- The paper introduces VMix, a plug-and-play adapter that disentangles content and aesthetic descriptions to better control image synthesis.
- It integrates value-mixed cross-attention during the denoising stages, leading to significant improvements in lighting, composition, and color balance.
- Empirical evaluations demonstrate that VMix outperforms state-of-the-art methods in FID, CLIP, and AES metrics, aligning closely with human aesthetic preferences.
Enhancing Image Generation in Text-to-Image Diffusion Models with VMix
The paper discusses a novel approach introduced as VMix, designed to enhance the aesthetic aspects of images generated by text-to-image diffusion models. These models, like those used in the Stable Diffusion framework, have shown remarkable ability in generating high-quality images aligned with textual descriptions. However, there remains a significant gap in matching the finely-tuned aesthetic qualities seen in real-world images, often resulting in outputs that may struggle with attributes such as lighting, composition, or color balance.
Overview of Methodology
VMix addresses these aesthetic deficiencies through a strategy that disentangles the input text into two components: content description and aesthetic description. This division allows for an augmented condition control during the image synthesis process. VMix introduces a specialized adapter, referred to as the Cross-Attention Value Mixing Control (VMix) Adapter, which integrates these aesthetic conditions into the denoising stages of the diffusion process. This integration is achieved through a mechanism called value-mixed cross-attention, efficiently blending the aesthetic information into the generated output without compromising the semantic alignment between the text and image.
Key to this approach is preprocessing the aesthetic descriptions into embeddings that are compatible with the structures used in current diffusion models. Rather than retraining the entire model, VMix operates as a plug-and-play addition, ensuring that the aesthetic improvements can be introduced to various existing models while preserving computational efficiency.
Empirical Evaluation
The effectiveness of VMix is substantiated through comprehensive experiments, comparing its performance against state-of-the-art methods. Measurements like FID, CLIP Scores, and AES Scores indicate that VMix attains superior aesthetic performance, aligning with human preferences more closely than previous methods. The results further showcase VMix’s compatibility with other community modules like ControlNet and IPAdapter, enabling more creative and aesthetically pleasing outputs across various domains.

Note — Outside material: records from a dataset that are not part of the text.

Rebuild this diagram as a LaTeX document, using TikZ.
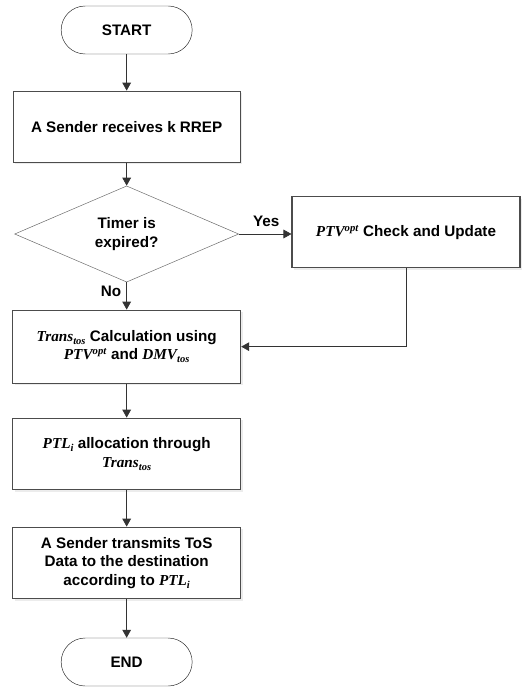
\documentclass[tikz,border=0pt]{standalone}
\usepackage{amsmath,amssymb}
\usepackage{fontspec}
\setmainfont{Liberation Sans}
\newfontfamily\symfont{Liberation Serif}
\usetikzlibrary{shapes.geometric,arrows.meta,shadows}

% symbols set like the bold italic formulas of the figure
\newcommand{\msup}[2]{{\symfont\bfseries\itshape #1\textsuperscript{#2}}}
\newcommand{\msub}[2]{{\symfont\bfseries\itshape #1\raisebox{-0.45ex}{\fontsize{9}{9}\selectfont #2}}}

\tikzset{
    flowtext/.style={font=\fontsize{13}{15.8}\selectfont\bfseries, align=center},
    terminal/.style={flowtext, draw=black!85, thin, rounded corners=0.72cm,
        minimum width=3.93cm, minimum height=1.44cm, fill=white},
    process/.style={flowtext, draw=black!70, line width=0.9pt, fill=white,
        minimum width=6.84cm, minimum height=2.15cm,
        drop shadow={shadow xshift=0.06cm, shadow yshift=-0.06cm, opacity=0.15}},
    decision/.style={flowtext, diamond, draw=black!60, thin, fill=white,
        minimum width=6.72cm, minimum height=2.58cm, inner sep=0pt},
    flowline/.style={draw=black!80, line width=0.7pt,
        -{Triangle[length=0.24cm, width=0.26cm]}}
}

\begin{document}
\begin{tikzpicture}
    \useasboundingbox (0,0) rectangle (15.75,-20.64);

    % Main column
    \node[terminal] (start) at (3.8,-0.9) {START};
    \node[process, minimum width=6.81cm, minimum height=2.13cm] (recv) at (3.8,-3.8) {A Sender receives k RREP};
    \node[decision] (timer) at (3.8,-7.02) {Timer is\\expired?};
    \node[process, minimum height=2.19cm] (calc) at (3.8,-10.4) {\msub{Trans}{tos} Calculation using\\\msup{PTV}{opt} and \msub{DMV}{tos}};
    \node[process] (alloc) at (3.8,-13.62) {\msub{PTL}{i} allocation through\\\msub{Trans}{tos}};
    \node[process] (send) at (3.8,-16.89) {A Sender transmits ToS\\Data to the destination\\according to \msub{PTL}{i}};
    \node[terminal] (stop) at (3.8,-19.86) {END};

    % Side branch
    \node[process, minimum height=2.13cm] (update) at (12.18,-6.97) {\msup{PTV}{opt} Check and Update};

    % Connectors
    \draw[flowline] (start) -- (recv);
    \draw[flowline] (recv) -- (timer);
    \draw[flowline] (timer.east) -- node[flowtext, above, pos=0.52, yshift=3pt] {Yes} (timer.east -| update.west);
    \draw[flowline] (timer.south) -- node[flowtext, left, pos=0.33, xshift=-1pt] {No} (calc.north);
    \draw[flowline] (update.south) |- (calc.east);
    \draw[flowline] (calc) -- (alloc);
    \draw[flowline] (alloc) -- (send);
    \draw[flowline] (send) -- (stop);
\end{tikzpicture}
\end{document}
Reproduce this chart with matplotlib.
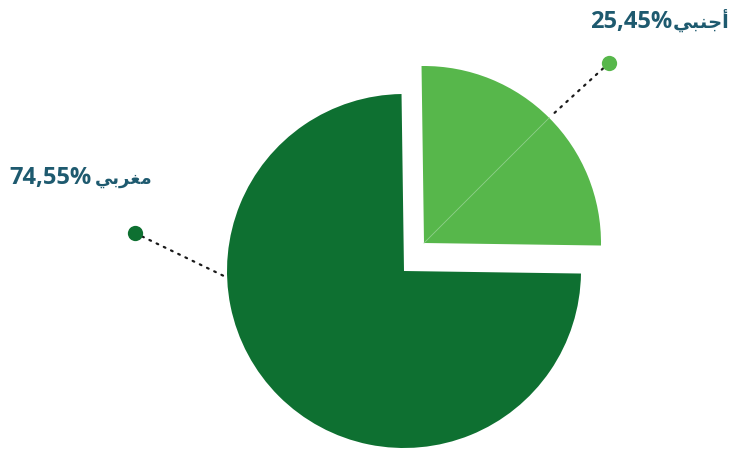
import matplotlib
matplotlib.use("Agg")
import matplotlib.pyplot as plt
import numpy as np

labels = ["أجنبي", "مغربي"]
# visual (pre-shaped, right-to-left reversed) forms for rendering
labels_visual = ["\uFEF2\uFE92\uFEE8\uFE9F\uFE83", "\uFEF2\uFE91\uFEAE\uFED0\uFEE3"]
values = [25.45, 74.55]
value_texts = ["25,45%", "74,55%"]
colors = ["#57B74B", "#0E7031"]
text_color = "#1E5A6F"

W, H = 730, 454
fig = plt.figure(figsize=(W / 100, H / 100), dpi=100)
ax = fig.add_axes([0, 0, 1, 1])

cx, cy = 404, H - 271
R = 177
wedges, _ = ax.pie(values, colors=colors, startangle=90.8, counterclock=False,
                   center=(cx, cy), radius=R,
                   wedgeprops=dict(linewidth=0, antialiased=True))
# shift the foreign slice up-right
lcx, lcy = cx + 20, cy + 28
wedges[0].set_center((lcx, lcy))

# faint seam in light slice
ang = np.deg2rad(90.8 - 360 * values[0] / 100 / 2)
ax.plot([lcx, lcx + R * np.cos(ang)], [lcy, lcy + R * np.sin(ang)],
        color="#8FD08A", lw=0.6, zorder=3)

# leader lines and dots
dots = [(609, H - 63), (135, H - 233)]
anchors = [(lcx + (R + 2) * np.cos(ang), lcy + (R + 2) * np.sin(ang)),
           (228, H - 278)]
for (dx, dy), (axp, ayp), c in zip(dots, anchors, colors):
    ax.plot([dx, axp], [dy, ayp], color="#1a1a1a", lw=1.6,
            linestyle=(0, (0.8, 2.8)), dash_capstyle="round", zorder=4)
    ax.plot([dx], [dy], "o", color=c, markersize=11, markeredgewidth=0, zorder=5)

fam = ["Open Sans", "DejaVu Sans"]
num_kw = dict(fontsize=17, fontweight="bold", color=text_color, family=fam, va="baseline")
ar_kw = dict(fontweight="bold", color=text_color, family=fam, va="baseline")
ax.text(672, H - 28, value_texts[0], ha="right", **num_kw)
ax.text(729, H - 28, labels_visual[0], ha="right", fontsize=14, **ar_kw)
ax.text(9, H - 184, value_texts[1], ha="left", **num_kw)
ax.text(153, H - 184, labels_visual[1], ha="right", fontsize=13, **ar_kw)

ax.set_xlim(0, W)
ax.set_ylim(0, H)
ax.set_aspect("auto")
ax.axis("off")
fig.savefig("out.png", dpi=100, facecolor="white")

Practical and Theoretical Implications
From a practical standpoint, VMix offers a significant advancement for creatives and industries relying on AI-generated content. By refining the visual outputs to align more closely with human aesthetic standards, applications such as digital art, film production, and advertising can achieve greater realism and appeal. Theoretically, VMix underscores the viability of disentangling stylistic elements from semantic content within diffusion models, potentially guiding future research in developing more nuanced and controllable generative models.
Future Directions
The paper hints at future avenues where the VMix framework could evolve. There's potential in expanding the closed-set of aesthetic labels to cover a broader spectrum of aesthetic dimensions. Further research could also address VMix's biases towards certain objects, especially when incorporating emotional labels that may inadvertently lead to unexpected generations, such as human depictions when not desired.
The adaptability and performance of VMix pave the way for its integration into a broader range of applications, demonstrating how nuanced conditional controls can elevate the quality and applicability of generative models in real-world settings.